Et pour bien témoigner de son indécrottable amour du service, ce pèlerin de l’Afrique a publié, en 2010, «Le bonheur de servir», un ouvrage de plus de 300 pages, qui est à la fois «une œuvre littéraire, politique et de témoignage de service et d’engagement» sur sa vie familiale, professionnelle et intellectuelle. Emaillé de près de 200 citations qui, toutes, invitent — incitent même! — à la réflexion, à la remise en question de soi et à cette sorte de projection dans sa société et dans le monde, ce livre d’Albert Tévoédjrè, paru alors qu’il avait 80 ans, est un véritable almanach de leçons de vie. Un almanach dans lequel transparaît l’humaniste parfois incompris, avec sa foi religieuse omniprésente. Au total, on tire, dans ce livre, nombre d’enseignements des multiples rencontres de l’auteur avec certains grands noms de l’histoire du continent africain: Félix Houphouët-Boigny, Kwame N’Krumah, Léopold Sédar Senghor, Joseph Ki-Zerbo, Aimé Césaire… ainsi que les anciens présidents du Bénin, Justin Ahomadégbé, Sourou Migan Apithy et Hubert Maga.
«Je suis un fils d’Afrique, qui aime sa mère, c’est-à-dire l’Afrique. Par conséquent, tout ce que je dis, avec d’autres, doit permettre aux plus jeunes de monter sur nos épaules pour voir plus loin que nous, pour s’organiser mieux que nous», m’avait-il confié en 2011, au détour d’une interview que j’ai eu le privilège de recueillir pour le magazine Notre Afrik (Notre Afrik N°8, Février 2011). Fils d’Afrique, mais aussi redoutable animal politique, qui a usé de son savoir-faire en la matière pour remettre en selle le défunt général Mathieu Kérékou, qui revint au pouvoir par les urnes en 1996, cinq années après son départ de la présidence de la République du Bénin.
Tour à tour député à l’Assemblée nationale, ministre du Plan, de la Restructuration économique et de la Promotion de l’emploi, Médiateur de la République au Bénin, coordonnateur du Projet «Millénaire pour l’Afrique», Albert Tévoédjrè fut aussi représentant du Secrétaire général des Nations unies en Côte d’Ivoire de 2003 à 2005. Et, loin s’en faut, il ne juge pas avoir tout réussi dans sa vie virevoltante. «Nous avons tenté, nous avons balbutié, nous allons laisser notre continent avec notre héritage, notre passé et nos efforts. Nos échecs aussi», avoue-t-il. Oui, renchérit Albert Tévoédjrè, Il faut les avouer très sincèrement, ces échecs, et «demander qu’on ait l’audace de prendre en charge cet héritage-là, de rompre avec les comportements déviants»…

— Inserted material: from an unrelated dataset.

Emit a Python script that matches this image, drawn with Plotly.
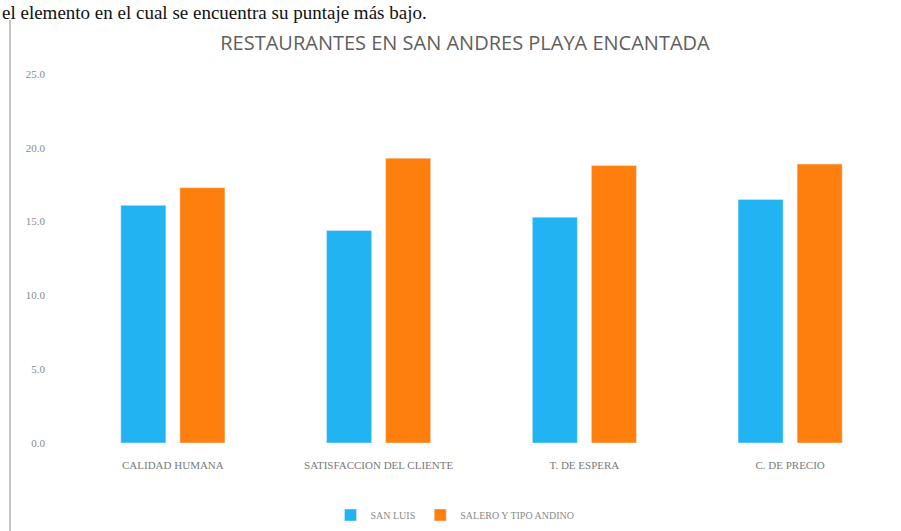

Né le 10 novembre 1929 à Porto-Novo, celui qui est considéré à juste titre comme un monstre sacré de la vie politique béninoise s’en est donc allé à la veille de ses 90 ans. Fin d’une époque et symbole d’une fatalité, celle de la mort, qui nous attend tous, humains, et que lui, ni personne n’aurait pu vaincre… Il ne nous reste donc plus qu’à nous convaincre — si tant est qu’on l’a oublié — de la pertinence cette belle phrase de Charles Maurice, prince de Talleyrand-Périgord qui affirme que: « On passe sa vie à dire adieu à ceux qui partent, jusqu’au jour où l’on dit adieu à ceux qui restent. »
Adieu Albert Tévoédjrè et que la terre de ton Bénin natal te soit légère!